Frankly it is not the best candidate for little green, brown or even grey men. But life? The kind scientists talk about? Maybe. After all it has twilight zones, between the scorch and the freeze. And scientists can theorise how good conditions can propagate there.
But get there? Send a probe? Its 4.3 light years away. It is just possible to imagine travelling at 1% of the speed of light. That's about 1,860 miles a second or 2,991 kilometres per second. But that's still going to be 4,300 years. When it arrives it will take 4.3 years for a signal to tell us it has arrived. Or did arrive. Anyway...
The problem is not whether we could accelerate to that speed. Or control our ship that long and that far. Given the right propulsion and long enough the answer is simply yes. But space is not empty and at those speeds it is actually quite crowded. Not big stuff (maybe?) but lots of dusty stuff. Fancy hitting a grain of dust at that sort of speed? Reckon we could build something to survive it? And do it again, and again, and...
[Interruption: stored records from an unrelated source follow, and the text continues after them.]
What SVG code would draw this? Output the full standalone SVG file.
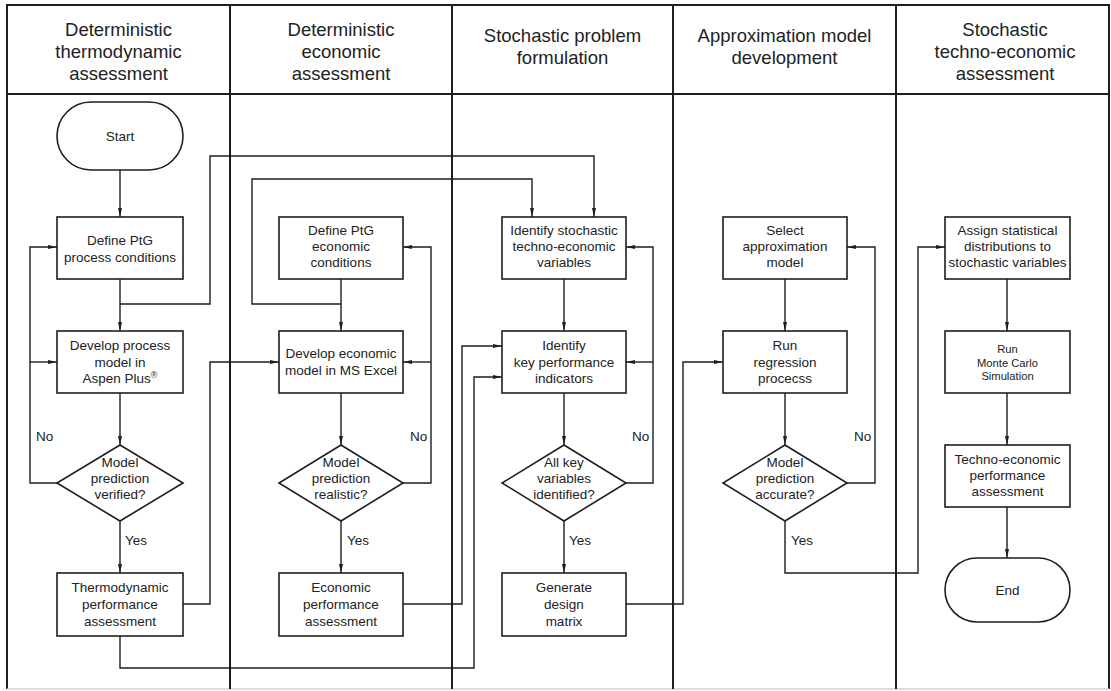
<svg xmlns="http://www.w3.org/2000/svg" width="1111" height="691" viewBox="0 0 1111 691">
<style>
text{font-family:"Liberation Sans",Arial,sans-serif;fill:#222;text-anchor:middle}
.h{font-size:18.5px}
.t{font-size:13.5px}
.s{font-size:11.2px}
.l{font-size:13.5px;text-anchor:start}
.frame{fill:none;stroke:#1e1e1e;stroke-width:2}
.node{fill:#fff;stroke:#1e1e1e;stroke-width:1.6}
.c{fill:none;stroke:#1e1e1e;stroke-width:1.4}
.a{marker-end:url(#arr)}
</style>
<defs>
<marker id="arr" viewBox="0 0 9 4" refX="9" refY="2" markerWidth="9" markerHeight="4" markerUnits="userSpaceOnUse" orient="auto">
<path d="M0,0 L9,2 L0,4 Z" fill="#1e1e1e"/>
</marker>
</defs>
<rect width="1111" height="691" fill="#fff"/>
<g id="frame">
<path class="frame" d="M7,689 V5 H1109 V689"/>
<path d="M7,689 H1109" stroke="#d0d0d0" stroke-width="1.5"/>
<path class="frame" d="M7,94 H1109 M230,5 V689 M452,5 V689 M673,5 V689 M896,5 V689"/>
</g>
<g id="headers">
<text class="h" x="118.5" y="36">Deterministic</text>
<text class="h" x="118.5" y="58">thermodynamic</text>
<text class="h" x="118.5" y="80">assessment</text>
<text class="h" x="341" y="36">Deterministic</text>
<text class="h" x="341" y="58">economic</text>
<text class="h" x="341" y="80">assessment</text>
<text class="h" x="562.5" y="42">Stochastic problem</text>
<text class="h" x="562.5" y="64">formulation</text>
<text class="h" x="784.5" y="42">Approximation model</text>
<text class="h" x="784.5" y="64">development</text>
<text class="h" x="1005" y="36">Stochastic</text>
<text class="h" x="1005" y="58">techno-economic</text>
<text class="h" x="1005" y="80">assessment</text>
</g>
<g id="connectors">
<path class="c a" d="M120,170 V217"/>
<path class="c a" d="M120,279 V331"/>
<path class="c a" d="M120,304 H210 V156 H594 V217"/>
<path class="c a" d="M120,393 V445"/>
<path class="c a" d="M57,483 H30 V247 H57"/>
<path class="c a" d="M30,362 H57"/>
<path class="c a" d="M120,521 V573"/>
<path class="c a" d="M183,604 H210 V362 H279"/>
<path class="c a" d="M120,636 V668 H474 V377 H502"/>
<path class="c a" d="M341,279 V331"/>
<path class="c a" d="M341,304 H252 V179 H532 V217"/>
<path class="c a" d="M341,393 V445"/>
<path class="c a" d="M403,483 H431 V247 H403"/>
<path class="c a" d="M431,362 H403"/>
<path class="c a" d="M341,521 V573"/>
<path class="c a" d="M403,604 H462 V346 H502"/>
<path class="c a" d="M564,279 V331"/>
<path class="c a" d="M564,393 V445"/>
<path class="c a" d="M626,483 H653 V247 H626"/>
<path class="c a" d="M653,362 H626"/>
<path class="c a" d="M564,521 V573"/>
<path class="c a" d="M626,604 H683 V362 H723"/>
<path class="c a" d="M785,279 V331"/>
<path class="c a" d="M785,393 V445"/>
<path class="c a" d="M847,483 H875 V247 H847"/>
<path class="c a" d="M785,521 V573 H918 V247 H945"/>
<path class="c a" d="M1007,279 V331"/>
<path class="c a" d="M1007,393 V445"/>
<path class="c a" d="M1007,507 V558"/>
<text class="l" x="36" y="441">No</text>
<text class="l" x="410" y="441">No</text>
<text class="l" x="632" y="441">No</text>
<text class="l" x="854" y="441">No</text>
<text class="l" x="125" y="545">Yes</text>
<text class="l" x="347" y="545">Yes</text>
<text class="l" x="569" y="545">Yes</text>
<text class="l" x="791" y="545">Yes</text>
</g>
<g id="start">
<rect class="node" x="57" y="102" width="126" height="68" rx="34" ry="34"/>
<text class="t" x="120" y="141">Start</text>
</g>
<g id="define-process">
<rect class="node" x="57" y="217" width="126" height="62"/>
<text class="t" x="120" y="245">Define PtG</text>
<text class="t" x="120" y="262">process conditions</text>
</g>
<g id="develop-process">
<rect class="node" x="57" y="331" width="126" height="62"/>
<text class="t" x="120" y="350">Develop process</text>
<text class="t" x="120" y="366.5">model in</text>
<text class="t" x="120" y="383">Aspen Plus<tspan font-size="9" dy="-5">®</tspan></text>
</g>
<g id="verify-thermo">
<polygon class="node" points="120,445 183,483 120,521 57,483"/>
<text class="t" x="120" y="467">Model</text>
<text class="t" x="120" y="483">prediction</text>
<text class="t" x="120" y="499">verified?</text>
</g>
<g id="thermo-assessment">
<rect class="node" x="57" y="573" width="126" height="63"/>
<text class="t" x="120" y="592">Thermodynamic</text>
<text class="t" x="120" y="609">performance</text>
<text class="t" x="120" y="626">assessment</text>
</g>
<g id="define-economic">
<rect class="node" x="279" y="217" width="124" height="62"/>
<text class="t" x="341" y="235">Define PtG</text>
<text class="t" x="341" y="251">economic</text>
<text class="t" x="341" y="267">conditions</text>
</g>
<g id="develop-economic">
<rect class="node" x="279" y="331" width="124" height="62"/>
<text class="t" x="341" y="358">Develop economic</text>
<text class="t" x="341" y="375">model in MS Excel</text>
</g>
<g id="verify-economic">
<polygon class="node" points="341,445 403,483 341,521 279,483"/>
<text class="t" x="341" y="467">Model</text>
<text class="t" x="341" y="483">prediction</text>
<text class="t" x="341" y="499">realistic?</text>
</g>
<g id="economic-assessment">
<rect class="node" x="279" y="573" width="124" height="63"/>
<text class="t" x="341" y="592">Economic</text>
<text class="t" x="341" y="609">performance</text>
<text class="t" x="341" y="626">assessment</text>
</g>
<g id="identify-variables">
<rect class="node" x="502" y="217" width="124" height="62"/>
<text class="t" x="564" y="235">Identify stochastic</text>
<text class="t" x="564" y="251">techno-economic</text>
<text class="t" x="564" y="267">variables</text>
</g>
<g id="identify-kpi">
<rect class="node" x="502" y="331" width="124" height="62"/>
<text class="t" x="564" y="350">Identify</text>
<text class="t" x="564" y="366.5">key performance</text>
<text class="t" x="564" y="383">indicators</text>
</g>
<g id="verify-variables">
<polygon class="node" points="564,445 626,483 564,521 502,483"/>
<text class="t" x="564" y="467">All key</text>
<text class="t" x="564" y="483">variables</text>
<text class="t" x="564" y="499">identified?</text>
</g>
<g id="design-matrix">
<rect class="node" x="502" y="573" width="124" height="63"/>
<text class="t" x="564" y="592">Generate</text>
<text class="t" x="564" y="609">design</text>
<text class="t" x="564" y="626">matrix</text>
</g>
<g id="select-model">
<rect class="node" x="723" y="217" width="124" height="62"/>
<text class="t" x="785" y="235">Select</text>
<text class="t" x="785" y="251">approximation</text>
<text class="t" x="785" y="267">model</text>
</g>
<g id="run-regression">
<rect class="node" x="723" y="331" width="124" height="62"/>
<text class="t" x="785" y="350">Run</text>
<text class="t" x="785" y="366.5">regression</text>
<text class="t" x="785" y="383">procecss</text>
</g>
<g id="verify-accuracy">
<polygon class="node" points="785,445 847,483 785,521 723,483"/>
<text class="t" x="785" y="467">Model</text>
<text class="t" x="785" y="483">prediction</text>
<text class="t" x="785" y="499">accurate?</text>
</g>
<g id="assign-distributions">
<rect class="node" x="945" y="217" width="125" height="62"/>
<text class="t" x="1007.5" y="235">Assign statistical</text>
<text class="t" x="1007.5" y="251">distributions to</text>
<text class="t" x="1007.5" y="267">stochastic variables</text>
</g>
<g id="monte-carlo">
<rect class="node" x="945" y="331" width="125" height="62"/>
<text class="s" x="1007.5" y="353">Run</text>
<text class="s" x="1007.5" y="366.5">Monte Carlo</text>
<text class="s" x="1007.5" y="380">Simulation</text>
</g>
<g id="techno-economic-assessment">
<rect class="node" x="945" y="445" width="125" height="62"/>
<text class="t" x="1007.5" y="464">Techno-economic</text>
<text class="t" x="1007.5" y="480">performance</text>
<text class="t" x="1007.5" y="496">assessment</text>
</g>
<g id="end">
<rect class="node" x="945" y="558" width="125" height="64" rx="32" ry="32"/>
<text class="t" x="1007.5" y="595">End</text>
</g>
</svg>
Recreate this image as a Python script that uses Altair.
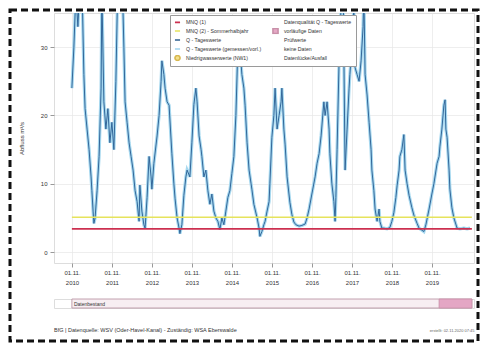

So I'd say we are not going and indeed cannot, short of finding the wormhole solution (Mind you I keep reading about cranky stuff in the quantum physics environment and sometimes I do wonder...)
If we are not going then: Do we need to worry about 'them' coming to us? Well let's put it this way – if they are coming shouldn't we get some interesting radio stuff ahead of their arrival?
And won't they be batting off the 'stuff' of the universe all the way? I'm cool on this one. Our earth-bound problems are much more immediate.

Anyway, what do we do when they turn up in a burkini?